One of the most popular tourist attractions in Cambodia is the ancient city of Angkor. The historic site is located approximately 200 miles north-west of the current capital city of Phnom Penh and is surrounded by jungle. The nearby town of Siem Riep has become a tourist destination on account of Angkor. The city of Angkor is filled with more than a thousand temples and other architectural accomplishments but the greatest sight is the temple of Angkor Wat.







Temples of Angkor Wat



Many of the temples of the area are Buddhist, but Angkor Wat is a Hindu temple dedicated to the God Vishnu. The temple is surrounded by a moat and encompasses an area of 1,500m by 1,300m (approximately 1 square mile). There are numerous smaller buildings that make up the Angkor Wat compound, and there is elaborate sculpture and carving on every surface. The bas-relief carvings show scenes from mythology, ancient battles, and other aspects of Khmer life. The 5 rounded towers give the temple a distinctive profile. Angkor Wat took 37 years to complete with a work force of more than 50,000 men. During the rule of the Khmer Rouge, most of the monks who lived in the temples were killed but the buildings themselves have remained for the most part, untouched.


Origins of Angkor Wat


The history of the region begins with the Funan civilization that arose in the first century A.D. The Angkor period began in 802 A.D when King Jayavarman II returned from exile in Java to reclaim his throne. He founded his capital as the city of Angkor. The city flourished and grew, but the temple of Angkor Wat was not built for another 200 years. It was Suryavarman II who had the Hindu temple constructed as his own burial shrine. Later ruler, Jayavarman VII continued building at Angkor and created countless monuments, shrines and temples within the city. So many years of construction has created a vast complex of sandstone buildings, often compared to the massive construction projects seen in ancient Egypt.


Abandoned, then Rediscovered


Angkor was abandoned in the mid 1400s when the Thai armies invaded. With few records surviving from that time, there are no solid facts as to the historical events that took place. It's believed that the capital was moved to Phnom Penh around 1434.
The ruins of Angkor Wat were rediscovered in 1860 by a French botanist, Henri Mouhot, who was exploring the Cambodian jungles.

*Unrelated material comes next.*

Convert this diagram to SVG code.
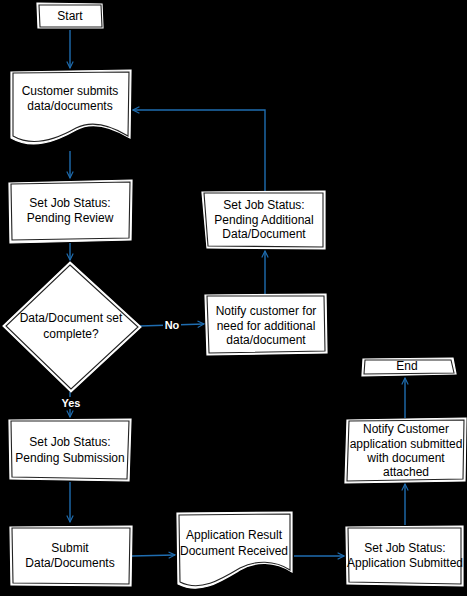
<svg xmlns="http://www.w3.org/2000/svg" width="467" height="596" viewBox="0 0 467 596">
<defs>
<style>
.bg{fill:#000}
.shape{fill:#fff;stroke:#fff;stroke-width:1.2}
.sk{fill:none;stroke:#222;stroke-width:1.1}
.t{font-family:"Liberation Sans",Arial,sans-serif;font-size:12px;fill:#000;text-anchor:middle}
.lbl{font-family:"Liberation Sans",Arial,sans-serif;font-size:11px;fill:#fff;text-anchor:middle;font-weight:bold}
.lblbg{fill:#000}
.c{fill:none;stroke:#1f6db0;stroke-width:1.4}
</style>
<marker id="ah" viewBox="0 0 10 10" refX="9" refY="5" markerWidth="8" markerHeight="8" orient="auto" markerUnits="userSpaceOnUse">
<path d="M1,1 L9,5 L1,9" fill="none" stroke="#1f6db0" stroke-width="1.4"/>
</marker>
</defs>
<rect class="bg" x="0" y="0" width="467" height="596"/>

<g id="connectors">
<path class="c" d="M70,30 L70,68" marker-end="url(#ah)"/>
<path class="c" d="M70,151 L70,178" marker-end="url(#ah)"/>
<path class="c" d="M70,243 L70,260" marker-end="url(#ah)"/>
<path class="c" d="M70,392 L70,417" marker-end="url(#ah)"/>
<path class="c" d="M70,482 L70,522" marker-end="url(#ah)"/>
<path class="c" d="M132,556 L175,555" marker-end="url(#ah)"/>
<path class="c" d="M294,556 L344,556" marker-end="url(#ah)"/>
<path class="c" d="M405,525 L405,484" marker-end="url(#ah)"/>
<path class="c" d="M405,418 L405,378" marker-end="url(#ah)"/>
<path class="c" d="M140,326 L204,324" marker-end="url(#ah)"/>
<path class="c" d="M265,294 L265,251" marker-end="url(#ah)"/>
<path class="c" d="M265,191 L265,110 L133,110" marker-end="url(#ah)"/>
<rect class="lblbg" x="163" y="319" width="18" height="12"/>
<text class="lbl" x="172" y="329">No</text>
<rect class="lblbg" x="61" y="397" width="20" height="12"/>
<text class="lbl" x="71" y="407">Yes</text>
</g>

<g id="start">
<path class="shape" d="M37,3 L102,4 L103,28 L38,28 Z"/>
<path class="sk" d="M39,5 L101,5 L102,27 L40,27 Z"/>
<text class="t" x="70" y="20">Start</text>
</g>

<g id="customer-submits">
<path class="shape" d="M11,72 L131,70 L130,138 C110,126 92,121 76,130 C55,142 32,150 11,138 Z"/>
<path class="sk" d="M13,73 L129,72 L128,136 C110,125 92,120 76,128 C55,140 32,147 13,136 Z"/>
<text class="t" x="70" y="95">Customer submits</text>
<text class="t" x="70" y="110">data/documents</text>
</g>

<g id="pending-review">
<path class="shape" d="M9,183 L132,180 L131,240 L10,243 Z"/>
<path class="sk" d="M11,184 L130,182 L129,238 L12,240 Z"/>
<text class="t" x="70" y="207">Set Job Status:</text>
<text class="t" x="70" y="222">Pending Review</text>
</g>

<g id="decision">
<path class="shape" d="M70,262 L141,327 L71,392 L3,326 Z"/>
<path class="sk" d="M70,265 L138,327 L71,389 L6,326 Z"/>
<text class="t" x="71" y="322">Data/Document set</text>
<text class="t" x="71" y="338">complete?</text>
</g>

<g id="pending-submission">
<path class="shape" d="M9,420 L131,419 L129,481 L10,479 Z"/>
<path class="sk" d="M11,421 L129,421 L127,479 L12,477 Z"/>
<text class="t" x="70" y="446">Set Job Status:</text>
<text class="t" x="70" y="462">Pending Submission</text>
</g>

<g id="submit">
<path class="shape" d="M10,527 L132,526 L131,586 L11,585 Z"/>
<path class="sk" d="M12,528 L130,528 L129,584 L13,583 Z"/>
<text class="t" x="70" y="552">Submit</text>
<text class="t" x="70" y="567">Data/Documents</text>
</g>

<g id="app-result">
<path class="shape" d="M177,513 L292,512 L292,572 C275,561 255,561 240,570 C220,582 200,595 178,584 Z"/>
<path class="sk" d="M179,515 L290,514 L290,570 C275,560 255,560 240,568 C220,580 200,592 180,582 Z"/>
<text class="t" x="234" y="539">Application Result</text>
<text class="t" x="234" y="555">Document Received</text>
</g>

<g id="app-submitted">
<path class="shape" d="M346,527 L463,526 L463,586 L347,584 Z"/>
<path class="sk" d="M348,528 L461,528 L461,584 L349,582 Z"/>
<text class="t" x="405" y="552">Set Job Status:</text>
<text class="t" x="405" y="567">Application Submitted</text>
</g>

<g id="notify-submitted">
<path class="shape" d="M347,420 L466,418 L465,481 L345,483 Z"/>
<path class="sk" d="M349,421 L464,420 L463,479 L347,481 Z"/>
<text class="t" x="406" y="433">Notify Customer</text>
<text class="t" x="406" y="448">application submitted</text>
<text class="t" x="406" y="462">with document</text>
<text class="t" x="406" y="476">attached</text>
</g>

<g id="end">
<path class="shape" d="M363,359 L453,358 L456,374 L362,376 Z"/>
<path class="sk" d="M365,360 L451,360 L454,373 L364,374 Z"/>
<text class="t" x="407" y="370">End</text>
</g>

<g id="notify-need">
<path class="shape" d="M205,295 L326,294 L327,353 L207,355 Z"/>
<path class="sk" d="M207,296 L324,296 L325,351 L209,353 Z"/>
<text class="t" x="266" y="315">Notify customer for</text>
<text class="t" x="266" y="330">need for additional</text>
<text class="t" x="266" y="344">data/document</text>
</g>

<g id="pending-additional">
<path class="shape" d="M202,192 L325,191 L325,249 L207,248 Z"/>
<path class="sk" d="M204,193 L323,193 L323,247 L208,246 Z"/>
<text class="t" x="264" y="209">Set Job Status:</text>
<text class="t" x="264" y="224">Pending Additional</text>
<text class="t" x="264" y="238">Data/Document</text>
</g>
</svg>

This lost civilization was of great interest to Western archaeologists and historians who flocked to the site to learn more about the Khmer. Before the ruins were found, even the locals thought the existence of the temple city was likely a myth. Some who had seen the city said that it had been built by the Gods themselves.


Today, Angkor Wat temple is considered the largest religious structure in the world, and has been named a world heritage site. Restoration is ongoing, though unexploded land mines left over from the civil war are hindering efforts.